The Canadian government has announced it intends to augment Canada’s contribution to UN peacekeeping and has gone in search of a mission to make good on this commitment. The region it has selected is Africa, where there is no shortage of strife to be alleviated. Nine of the UN’s 16 current peace operations are in Africa, some recently begun, others dating back a decade or more, one to 1991. The government has sent exploratory missions to six African countries and says it expects to make a selection before the end of 2016.
This is a curious reversal of the usual process by which countries end up contributing to an international peace operation. In most cases member states do not go looking for causes to support but respond to a request from the UN, NATO or regional organization to contribute to an operation being assembled to deal with a crisis. So it is fair to ask: what is the point of Canada’s peacekeeping mission in Africa? Three questions in particular arise:
- What is the government’s motivation and does it matter?

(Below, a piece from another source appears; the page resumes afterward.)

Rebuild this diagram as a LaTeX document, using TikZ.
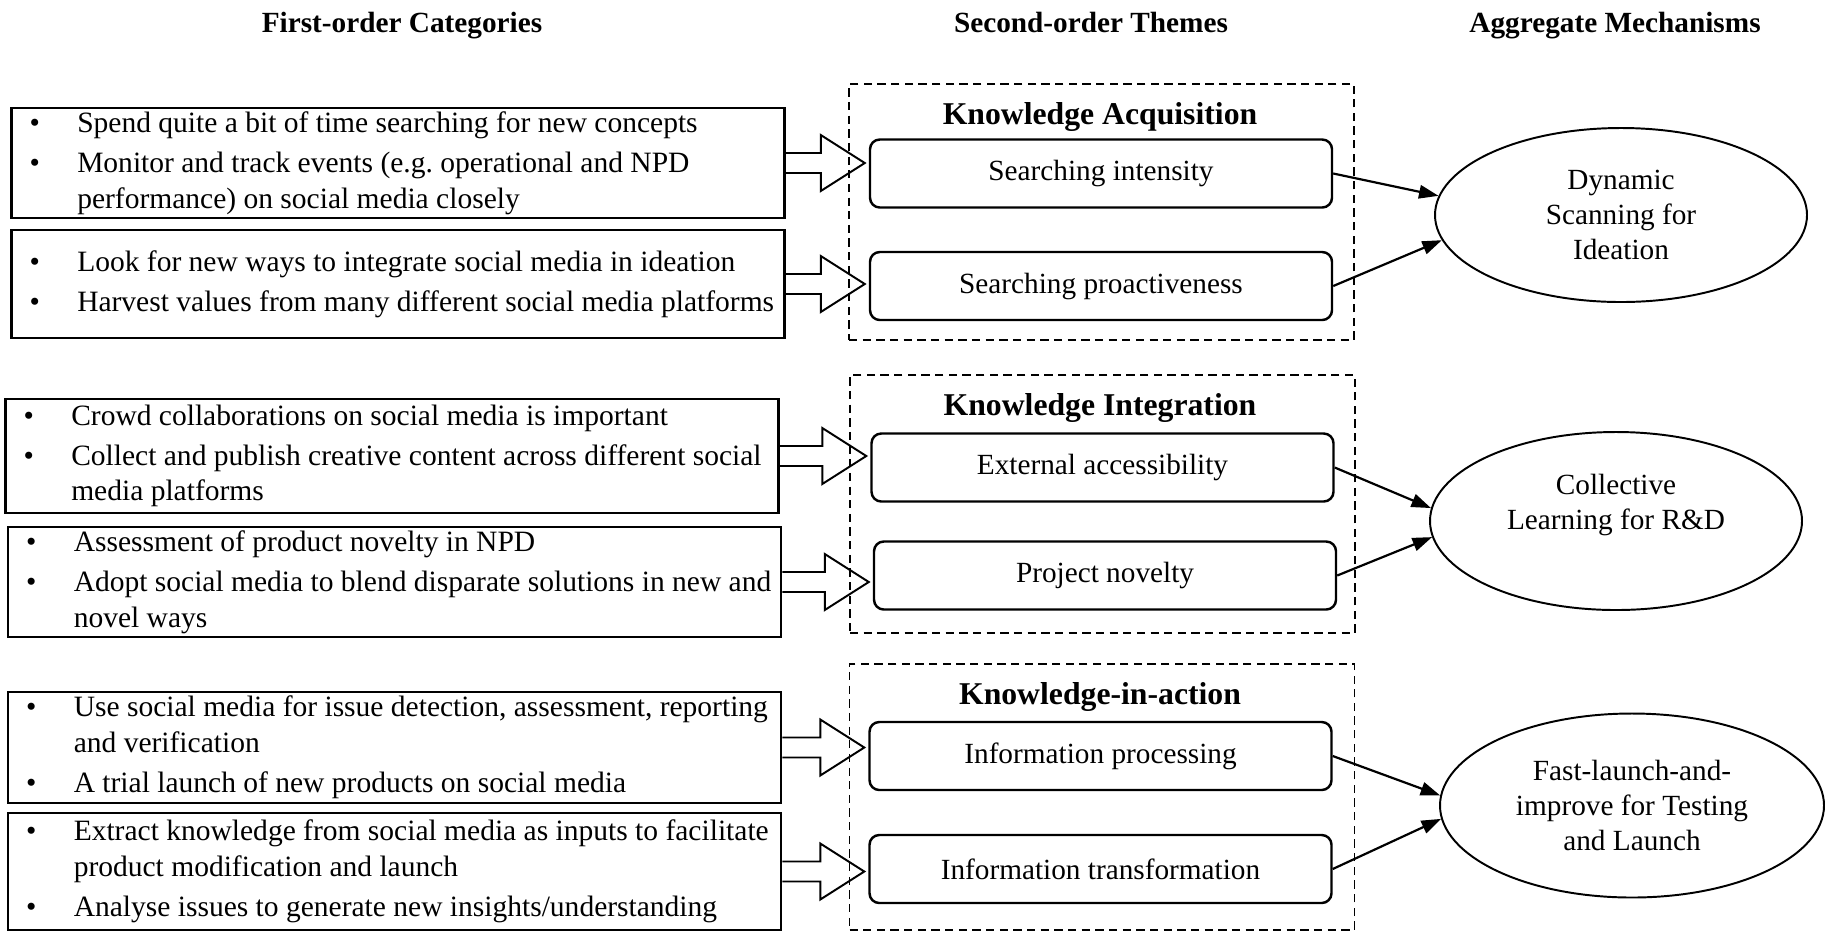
\documentclass[tikz,border=0pt]{standalone}
\usepackage{fontspec}
\setmainfont{Liberation Serif}
\usepackage{tikz}
\usetikzlibrary{shapes, arrows.meta, positioning, calc}
\frenchspacing
\newdimen\pxu \pxu=0.41pt
\newcommand{\bul}[1]{\hspace*{7.5pt}\makebox[19.5pt][l]{\textbullet}\mbox{#1}}
\newcommand{\bulcont}[1]{\hspace*{27pt}\mbox{#1}}
\tikzstyle{heading} = [font=\bfseries\fontsize{12}{14.4}\selectfont, anchor=base]
\tikzstyle{category} = [draw, line width=1pt, rectangle, inner xsep=0pt, inner ysep=0pt, text width=317pt, align=flush left, font=\fontsize{12.1}{14.5}\selectfont]
\tikzstyle{themegroup} = [draw, dash pattern=on 3.4pt off 2.2pt, line width=0.6pt, rectangle, minimum width=505*\pxu, inner sep=0pt]
\tikzstyle{grouptitle} = [font=\bfseries\fontsize{13}{15.6}\selectfont]
\tikzstyle{theme} = [draw, line width=1pt, rectangle, rounded corners=4pt, minimum width=462*\pxu, minimum height=68*\pxu, inner sep=0pt]
\tikzstyle{mechanism} = [draw, line width=0.8pt, ellipse, inner sep=0pt, align=center]
\tikzstyle{fatarrow} = [line width=0.8pt, line join=miter]
\tikzstyle{link} = [line width=0.9pt, -{Triangle[length=8pt,width=5.5pt]}]
\newcommand{\fatarrow}[2]{%
  \draw[fatarrow] ($(#1.east)+(0,-10)$) -- ($(#1.east -| #2.west)+(-48,-10)$) -- ++(0,-18)
    -- ($(#1.east -| #2.west)+(-4,0)$) -- ($(#1.east -| #2.west)+(-48,28)$) -- ++(0,-18)
    -- ($(#1.east)+(0,10)$);}

\begin{document}
\begin{tikzpicture}[x=0.41pt, y=-0.41pt, font=\fontsize{12}{14.5}\selectfont]
	\useasboundingbox (0,0) rectangle (1825,932);
	% column headings
	\node[heading] (hcat) at (402,32) {First-order Categories};
	\node[heading] (htheme) at (1091,32) {Second-order Themes};
	\node[heading] (hmech) at (1615,32) {Aggregate Mechanisms};

	% knowledge acquisition
	\node[themegroup, minimum height=256*\pxu] (g1) at (1101.5,212) {};
	\node[grouptitle] (t1) at (1100,117) {Knowledge Acquisition};
	\node[theme] (r1) at (1101,173.5) {Searching intensity};
	\node[theme] (r2) at (1101,286) {Searching proactiveness};
	\node[mechanism, minimum width=372*\pxu, minimum height=174*\pxu] (e1) at (1621,215) {Dynamic\\Scanning for\\Ideation};
	\node[category, minimum height=110*\pxu] (b1) at (398,163) {%
		\bul{Spend quite a bit of time searching for new concepts}\\[2pt]
		\bul{Monitor and track events (e.g. operational and NPD}\\
		\bulcont{performance) on social media closely}};
	\node[category, minimum height=108*\pxu] (b2) at (398,284) {%
		\bul{Look for new ways to integrate social media in ideation}\\[2pt]
		\bul{Harvest values from many different social media platforms}};

	% knowledge integration
	\node[themegroup, minimum height=258*\pxu] (g2) at (1102.5,504) {};
	\node[grouptitle] (t2) at (1100,408) {Knowledge Integration};
	\node[theme] (r3) at (1102.5,467.5) {External accessibility};
	\node[theme] (r4) at (1105,575.5) {Project novelty};
	\node[mechanism, minimum width=372*\pxu, minimum height=178*\pxu] (e2) at (1616,521) {};
	\node[align=center] (e2label) at (1616,505) {Collective\\Learning for R\&D};
	\node[category, minimum height=114*\pxu] (b3) at (392,456) {%
		\bul{Crowd collaborations on social media is important}\\[2pt]
		\bul{Collect and publish creative content across different social}\\
		\bulcont{media platforms}};
	\node[category, minimum height=110*\pxu] (b4) at (394.5,582) {%
		\bul{Assessment of product novelty in NPD}\\[2pt]
		\bul{Adopt social media to blend disparate solutions in new and}\\
		\bulcont{novel ways}};

	% knowledge-in-action
	\node[themegroup, minimum height=266*\pxu] (g3) at (1102,797) {};
	\node[grouptitle] (t3) at (1100,697) {Knowledge-in-action};
	\node[theme] (r5) at (1100.5,756) {Information processing};
	\node[theme] (r6) at (1100.5,869) {Information transformation};
	\node[mechanism, minimum width=384*\pxu, minimum height=184*\pxu] (e3) at (1632,805.5) {Fast-launch-and-\\improve for Testing\\and Launch};
	\node[category, minimum height=111*\pxu] (b5) at (394.5,747.5) {%
		\bul{Use social media for issue detection, assessment, reporting}\\
		\bulcont{and verification}\\[2pt]
		\bul{A trial launch of new products on social media}};
	\node[category, minimum height=117*\pxu] (b6) at (394.5,871.5) {%
		\bul{Extract knowledge from social media as inputs to facilitate}\\
		\bulcont{product modification and launch}\\[2pt]
		\bul{Analyse issues to generate new insights/understanding}};

	% block arrows into the themes
	\fatarrow{b1}{r1}
	\fatarrow{b2}{r2}
	\fatarrow{b3}{r3}
	\fatarrow{b4}{r4}
	\fatarrow{b5}{r5}
	\fatarrow{b6}{r6}

	% themes to mechanisms
	\draw[link] (r1.east) -- (e1.174);
	\draw[link] (r2.east) -- (e1.188);
	\draw[link] (r3.east) -- (e2.176);
	\draw[link] (r4.east) -- (e2.185);
	\draw[link] (r5.east) -- (e3.177);
	\draw[link] (r6.east) -- (e3.184);
\end{tikzpicture}
\end{document}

- What are Canada’s security priorities and is peacekeeping in Africa one of them?
- What’s the value proposition of an Africa mission? What are the benefits to be gained from the resources to be committed and the risks to be run?
The government’s motivation
Peacekeeping is a noble activity, no question about it. To bring peace where it is absent and to keep the peace where it is in peril have been honoured throughout history. “Seek peace and pursue it”. “Blessed are the peacemakers for they shall be called the children of God.” So any state willing to take a step to help solve others’ conflicts deserves credit, whatever the motivation might be. The onus has to be on the critics to make the case that the state’s proposed involvement would be detrimental to the cause of peace. Clearly no such case could be made against any planned Canadian peacekeeping mission in Africa. It would take a real stretch of the imagination to conceive of circumstances where the introduction of Canadian soldiers and police officers, among the most competent in the world, would make any conflict situation they encountered worse than they found it.
Nonetheless, the government’s motivation is at issue – for motivation is critical to the success of any peace mission. Properly motivated, a government would place great weight on ensuring the mission succeeded. It would plan for success, it would be willing to devote the necessary resources even if more ended up being required than initially contemplated, and it would stick with the enterprise in the face of adversity. Ill motivated, one would expect a government to settle for making a good effort, “stay within budget”, and leave after a “decent interval”. Since the benefits would be front-end loaded, the government would pocket the public relations benefits it secured and try to minimize the risks of public relations losses – notably casualties — by looking for an early opportunity to withdraw from the venture.
As it happens, it is not unreasonable to wonder whether the main driver of the Africa venture isn’t actually peacekeeping but being seen to contribute to peacekeeping. In opposition, the Liberal Party charged the government of the day with having diminished Canada’s “international standing” and promised to restore it by returning to Canada’s hallowed tradition of contributing to UN peacekeeping missions. So the government is now out looking for a mission that would deliver on this promise. But why is “restoring” Canada’s international standing so important? For most countries, image is not what drives their foreign policy – unless a country is positioning itself for a popularity contest. As Canada is doing.
In 2010, Canada put its name forward for election to a two-year term on the UN Security Council and lost. It was a “humiliation” the bien pensants in Canada ascribed to the erroneous foreign policies of the Harper government who they claimed had alienated many in the “international community”. The new government has determined to try again and has announced Canada would stand for a Security Council seat in 2020. The strategy decided on is to burnish Canada’s credentials as a peacekeeper and UN supporter in the expectation this will help garner the necessary votes in the UN General Assembly when the time comes.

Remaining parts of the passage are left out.